The thesis closes with an Appendix that surveys fifty Byzantine apocalyptic texts with regard to the manuscript tradition, modern editorial work, and dating attempts thereof. I suggest a relative chronology of the surveyed material through the order of presentation. Moreover, I establish that c. 70% of all manuscripts containing Medieval Greek apocalyptic sources originate from the post-Byzantine period.

The outcomes of this doctoral research can be briefly summed up as follows: Part I: a contribution to the understanding of Christian Platonism through a survey of the eternalist debate during the Middle Byzantine period and through a new critical edition of Italos’ Quaestio 71, which is supplemented with the first English translation and a comprehensive commentary.
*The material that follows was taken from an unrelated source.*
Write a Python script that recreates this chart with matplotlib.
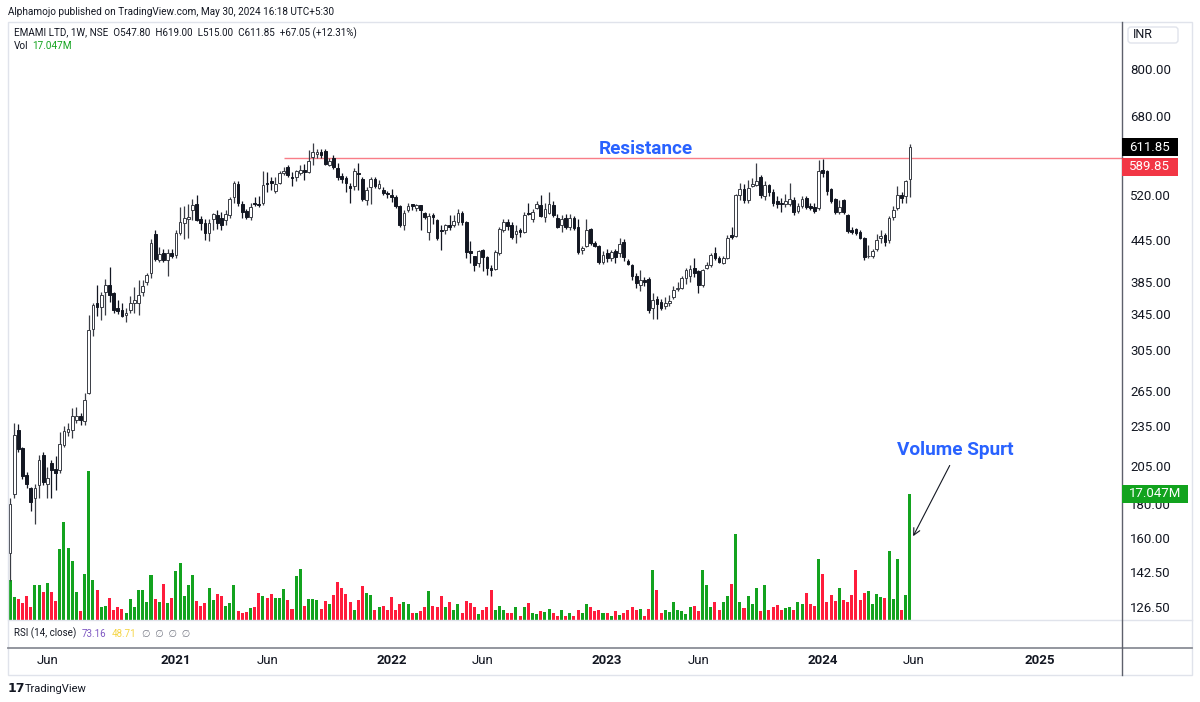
import matplotlib
matplotlib.use('Agg')
import matplotlib.pyplot as plt
import matplotlib.dates as mdates
import matplotlib.ticker as mticker
from matplotlib.patches import Rectangle, FancyBboxPatch
import numpy as np
import pandas as pd

W, H = 1200, 702
FONT = ['Roboto', 'DejaVu Sans']

# ---------------- data (weekly candles, EMAMI LTD NSE) ----------------
opens = [152,186,232,218,199,190,184,192,213,193,
         207,203,202,220,230,232,240,243,239,263,
         328,358,354,372,381,371,352,350,344,350,
         358,359,373,385,397,455,416,426,415,426,
         423,456,471,479,494,504,478,472,456,479,
         485,480,476,485,515,539,503,491,482,505,
         504,505,542,544,527,542,560,572,553,552,
         560,566,562,592,598,601,604,576,590,570,
         554,551,536,535,561,549,510,534,549,532,
         528,523,520,516,500,469,493,503,496,502,
         488,458,485,476,461,461,469,469,473,488,
         473,428,421,411,430,420,405,403,425,460,
         474,469,454,461,458,488,478,496,502,481,
         489,502,480,469,480,465,480,465,430,436,
         462,440,436,413,426,418,428,425,442,414,
         408,394,381,388,390,353,364,360,355,358,
         366,376,378,391,393,405,400,381,405,409,
         425,419,412,419,452,451,519,530,510,536,
         538,553,517,537,524,508,506,503,503,510,
         491,500,514,500,499,497,566,564,530,512,
         490,510,485,461,462,458,448,421,421,431,
         448,452,445,482,497,520,517,547.80]
highs = [184,238,237,219,201,191,193,213,215,204,
         209,212,230,235,238,250,251,246,263,344,
         358,381,372,390,406,372,362,358,352,367,
         379,388,388,398,446,460,434,432,432,432,
         461,498,500,504,513,519,484,479,479,489,
         494,490,493,515,545,545,508,495,505,515,
         517,563,562,552,552,563,572,576,562,566,
         576,577,606,620,608,608,608,590,596,580,
         560,554,541,570,579,552,533,552,553,547,
         533,527,531,519,502,494,506,504,503,502,
         490,488,488,479,469,470,485,485,495,492,
         475,443,421,430,432,421,409,430,466,479,
         479,474,469,464,490,505,495,508,519,506,
         524,508,486,485,486,486,484,479,436,479,
         464,443,438,428,431,430,432,448,446,417,
         410,398,402,392,392,371,367,364,366,368,
         380,386,393,405,408,418,402,403,413,426,
         434,421,421,453,466,522,542,539,547,550,
         579,557,545,540,530,518,514,521,541,516,
         506,517,517,505,506,586,588,566,532,514,
         510,512,487,466,463,461,449,438,432,455,
         461,456,483,500,535,524,547,619.00]
lows = [138,184,215,196,190,176,168,184,192,184,
        184,189,200,219,227,226,238,236,236,262,
        320,343,338,344,360,347,345,342,336,346,
        346,344,367,381,391,414,413,413,393,418,
        419,453,447,448,477,475,461,445,443,461,
        462,461,468,480,505,500,480,478,477,500,
        498,502,525,528,523,539,556,552,535,545,
        556,547,560,575,590,590,576,574,568,547,
        541,525,506,528,528,509,502,504,532,530,
        519,514,507,497,465,461,490,493,492,461,
        478,445,470,445,430,455,461,466,469,469,
        418,412,400,406,400,395,393,401,423,458,
        461,446,441,450,456,485,474,495,481,473,
        487,482,463,458,462,460,461,424,424,435,
        438,434,410,410,413,414,412,420,414,408,
        388,377,374,380,346,340,340,350,351,355,
        363,374,376,383,386,392,371,379,403,406,
        416,411,410,417,447,449,510,506,506,533,
        535,514,510,517,500,497,490,499,500,485,
        488,497,495,493,488,493,553,519,505,487,
        487,487,456,455,453,446,416,418,418,428,
        441,436,440,477,493,505,505,515.00]
closes = [180,228,217,198,193,181,190,209,194,197,
          202,200,221,231,233,243,243,240,257,327,
          356,354,369,381,369,350,349,343,347,359,
          362,369,380,395,440,417,424,416,426,422,
          456,473,480,482,502,477,471,456,471,486,
          471,469,486,513,541,505,490,482,498,503,
          502,537,540,541,540,560,563,556,551,563,
          565,562,584,602,602,596,578,584,572,552,
          549,541,532,563,558,513,528,549,535,539,
          523,521,516,500,469,488,500,500,501,493,
          481,484,481,448,459,469,466,475,489,473,
          427,425,409,428,420,405,402,427,462,474,
          467,450,459,458,485,487,490,504,483,495,
          504,485,465,479,465,480,464,427,433,460,
          441,436,413,423,418,427,420,439,420,410,
          393,384,388,386,350,362,357,353,359,361,
          375,378,391,402,403,398,381,402,409,423,
          418,413,419,448,450,519,530,510,532,540,
          545,519,537,524,506,504,503,508,512,490,
          500,512,498,496,491,563,560,526,508,490,
          498,490,459,458,456,448,420,422,428,445,
          451,442,480,493,520,514,544,611.85]
volumes_m = [5.4,3.1,2.8,2.3,3.3,1.7,4.7,4.8,3.8,5.0,
             3.8,2.6,9.6,13.2,9.8,8.0,3.8,1.2,6.2,20.2,
             5.4,4.1,1.7,1.9,3.0,1.4,1.7,1.5,0.9,2.8,
             1.7,4.0,4.0,2.4,6.1,2.9,2.5,4.9,2.3,3.0,
             6.6,7.7,3.3,4.7,6.1,2.6,1.9,2.3,4.3,2.7,
             3.5,3.3,1.9,2.3,4.8,1.2,1.0,1.1,1.6,1.8,
             3.6,3.2,3.0,3.5,3.0,3.0,4.2,2.7,1.5,5.9,
             6.9,1.9,2.8,2.8,2.7,1.5,2.6,2.1,3.4,5.2,
             4.3,3.5,2.5,1.4,2.7,4.6,3.7,3.4,1.4,1.8,
             1.9,1.3,3.1,1.3,2.1,2.4,2.1,1.0,1.0,1.2,
             1.8,3.9,1.9,1.8,3.3,1.8,2.4,1.4,2.1,0.9,
             2.6,2.3,1.8,0.8,1.3,1.8,4.1,1.3,1.9,1.4,
             0.9,0.9,1.8,0.6,1.7,2.3,0.9,0.8,1.2,1.1,
             1.5,1.0,0.6,1.4,0.5,0.9,0.5,1.3,1.0,2.1,
             1.8,1.2,1.4,0.9,1.0,0.6,1.2,0.7,1.0,1.3,
             1.7,1.4,1.5,0.6,1.5,6.7,4.1,0.9,1.3,1.1,
             2.5,1.4,1.2,0.8,1.7,1.9,1.2,6.8,4.8,1.7,
             2.4,1.4,2.4,3.2,4.9,11.7,2.4,1.6,3.2,2.2,
             4.3,1.2,4.7,1.4,1.7,2.0,1.3,1.6,1.8,1.3,
             2.5,2.1,3.6,2.2,1.9,8.3,6.2,2.5,3.4,2.6,
             4.3,2.7,2.5,3.4,6.8,2.7,3.7,3.9,2.2,3.5,
             3.1,3.0,9.3,2.9,8.3,1.4,3.4,17.047]
first_week = '2020-03-30'
dates = pd.date_range(first_week, periods=len(closes), freq='7D')

price_ticks = [800, 680, 520, 445, 385, 345, 305, 265, 235, 205, 180, 160, 142.5, 126.5]
time_tick_dates = ['2020-06-01', '2021-01-04', '2021-06-07', '2022-01-03', '2022-06-06',
                   '2023-01-02', '2023-06-05', '2024-01-01', '2024-06-03', '2025-01-01']
time_tick_labels = ['Jun', '2021', 'Jun', '2022', 'Jun', '2023', 'Jun', '2024', 'Jun', '2025']
resistance = 589.85
resistance_from = 66          # index of the week where the drawn line starts
last_close = 611.85
last_volume = 17.047

UP_VOL, DN_VOL = '#13a31f', '#ff1c3c'
DARK = '#131722'

# ---------------- figure ----------------
fig = plt.figure(figsize=(12, 7.02), dpi=100)
fig.patch.set_facecolor('white')

def rect(x0, y0, x1, y1):
    return [x0 / W, 1 - y1 / H, (x1 - x0) / W, (y1 - y0) / H]

xn = mdates.date2num(dates.to_pydatetime())
x_left = xn[0] - 3.4
x_right = x_left + 1880.5

o = np.array(opens, float); c = np.array(closes, float)
h = np.array(highs, float); l = np.array(lows, float)
up = c >= o

# volume (behind)
vax = fig.add_axes(rect(8, 22, 1122, 620))
vax.set_xlim(x_left, x_right)
vax.set_ylim(0, 80.9)
vax.axis('off')
vax.bar(xn, volumes_m, width=5.1, color=[UP_VOL if u else DN_VOL for u in up],
        linewidth=0, align='center')

# price
ax = fig.add_axes(rect(8, 22, 1122, 620))
ax.patch.set_alpha(0)
ax.set_yscale('log')
ax.set_xlim(x_left, x_right)
ax.set_ylim(120.9, 940)
for s in ax.spines.values():
    s.set_visible(False)

wick_cols = ['#3a3d45' if u else DARK for u in up]
ax.vlines(xn, l, h, colors=wick_cols, linewidth=0.9, zorder=2)
bot = np.minimum(o, c); top = np.maximum(o, c)
ax.bar(xn, top - bot, bottom=bot, width=4.6,
       color=['white' if u else DARK for u in up],
       edgecolor=wick_cols, linewidth=0.7, zorder=3)

ax.hlines(resistance, xn[resistance_from], x_right, colors='#F7525F',
          linewidth=1.0, alpha=0.75, zorder=1)

ax.yaxis.tick_right()
ax.yaxis.set_minor_locator(mticker.NullLocator())
ax.yaxis.set_minor_formatter(mticker.NullFormatter())
ax.set_yticks(price_ticks)
ax.set_yticklabels([f'{v:.2f}' for v in price_ticks], family=FONT)
ax.tick_params(axis='y', length=0, pad=6, labelsize=9.5, labelcolor=DARK)
ax.set_xticks([])

# ---------------- overlay in pixel space ----------------
ov = fig.add_axes([0, 0, 1, 1])
ov.set_xlim(0, W); ov.set_ylim(H, 0)
ov.axis('off'); ov.patch.set_alpha(0)

def ypix(axis, val):
    return H - axis.transData.transform((x_left, val))[1]

def xpix(val):
    return ax.transData.transform((val, 300))[0]

# frame
ov.add_patch(Rectangle((8, 22), 1184, 653, fill=False, ec='#E0E3EB', lw=1))
ov.plot([8, 1192], [620, 620], color='#E0E3EB', lw=1)
ov.plot([8, 1192], [647.5, 647.5], color='#8a8d96', lw=1.3)
ov.plot([1122, 1122], [22, 675], color='#5d606b', lw=1)

# header
ov.text(8, 12, 'Alphamojo published on TradingView.com, May 30, 2024 16:18 UTC+5:30',
        fontsize=7.2, color=DARK, va='center', ha='left', family=FONT)
ov.text(14, 33, 'EMAMI LTD, 1W, NSE  O547.80  H619.00  L515.00  C611.85  +67.05 (+12.31%)',
        fontsize=7.1, color=DARK, va='center', ha='left', family=FONT)
t = ov.text(14, 46, 'Vol', fontsize=7.2, color=DARK, va='center', ha='left', family=FONT)
ov.annotate('17.047M', xy=(1, 0), xycoords=t, xytext=(3, 0), textcoords='offset points',
            fontsize=7.2, color=UP_VOL, va='bottom', ha='left', family=FONT)

# RSI header
t = ov.text(14, 633, 'RSI (14, close)', fontsize=7.0, color=DARK, va='center', ha='left', family=FONT)
t = ov.annotate('73.16', xy=(1, 0), xycoords=t, xytext=(4, 0), textcoords='offset points',
                fontsize=7.0, color='#7E57C2', va='bottom', ha='left', family=FONT)
t = ov.annotate('48.71', xy=(1, 0), xycoords=t, xytext=(4, 0), textcoords='offset points',
                fontsize=7.0, color='#F5D547', va='bottom', ha='left', family=FONT)
ov.annotate('\u2205  \u2205  \u2205  \u2205', xy=(1, 0), xycoords=t, xytext=(4, 0),
            textcoords='offset points', fontsize=7.0, color='#787B86', va='bottom',
            ha='left', family=FONT)

# INR box
ov.add_patch(FancyBboxPatch((1128, 27), 50, 16, boxstyle='round,pad=0,rounding_size=3',
                            fc='white', ec='#E0E3EB', lw=1))
ov.text(1133, 35, 'INR', fontsize=9, color=DARK, va='center', ha='left', family=FONT)

# price labels
yc = ypix(ax, last_close)
ov.add_patch(Rectangle((1122, yc - 9), 56, 18, fc='#000000', ec='none', zorder=5))
ov.text(1129, yc, f'{last_close:.2f}', fontsize=9.5, color='white', va='center',
        ha='left', family=FONT, zorder=6)
yr = ypix(ax, resistance) + 9
ov.add_patch(Rectangle((1122, yr - 9), 56, 18, fc='#F23645', ec='none', zorder=5))
ov.text(1129, yr, f'{resistance:.2f}', fontsize=9.5, color='white', va='center',
        ha='left', family=FONT, zorder=6)
yv = ypix(vax, last_volume)
ov.add_patch(Rectangle((1122, yv - 9), 66, 18, fc='#12a31e', ec='none', zorder=5))
ov.text(1129, yv, f'{last_volume:.3f}M', fontsize=9.5, color='white', va='center',
        ha='left', family=FONT, zorder=6)

# annotations
ov.text(646, 149, 'Resistance', fontsize=13.7, color='#2962FF', fontweight='bold',
        va='center', ha='center', family=FONT)
ov.text(955, 450, 'Volume Spurt', fontsize=13.7, color='#2962FF', fontweight='bold',
        va='center', ha='center', family=FONT)
tip_x = xpix(xn[-1]) + 2
tip_y = ypix(vax, 11.0)
ov.annotate('', xy=(tip_x, tip_y), xytext=(951, 463),
            arrowprops=dict(arrowstyle='->', color=DARK, lw=0.8, mutation_scale=12))

# time axis labels
for d, lab in zip(time_tick_dates, time_tick_labels):
    px = xpix(mdates.date2num(pd.Timestamp(d).to_pydatetime()))
    bold = lab != 'Jun'
    ov.text(px, 661, lab, fontsize=9.5, color=DARK, va='center', ha='center',
            fontweight='bold' if bold else 'normal', family=FONT)

# TradingView footer
ov.text(8, 689, '17', fontsize=9, color=DARK, va='center', ha='left',
        fontweight='heavy', family=['DejaVu Sans'])
ov.text(25, 689, 'TradingView', fontsize=8, color=DARK, va='center', ha='left', family=FONT)

fig.savefig('out.png', dpi=100)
Part II: a literary analysis of Byzantine apocalypses that establishes the standardized narrative structure, draws attention to the employment of alternating narrative speeds, and reconstructs the pervasive use of exegetical typology. Part III: three case studies that show how the apocalyptic horizon shaped political strategies. Appendix: an extensive survey of Byzantine apocalyptic sources that identifies new textual witnesses of published Byzantine prophecies, a relative chronology of the surveyed material, and a statistical estimation of the manuscript distribution across centuries.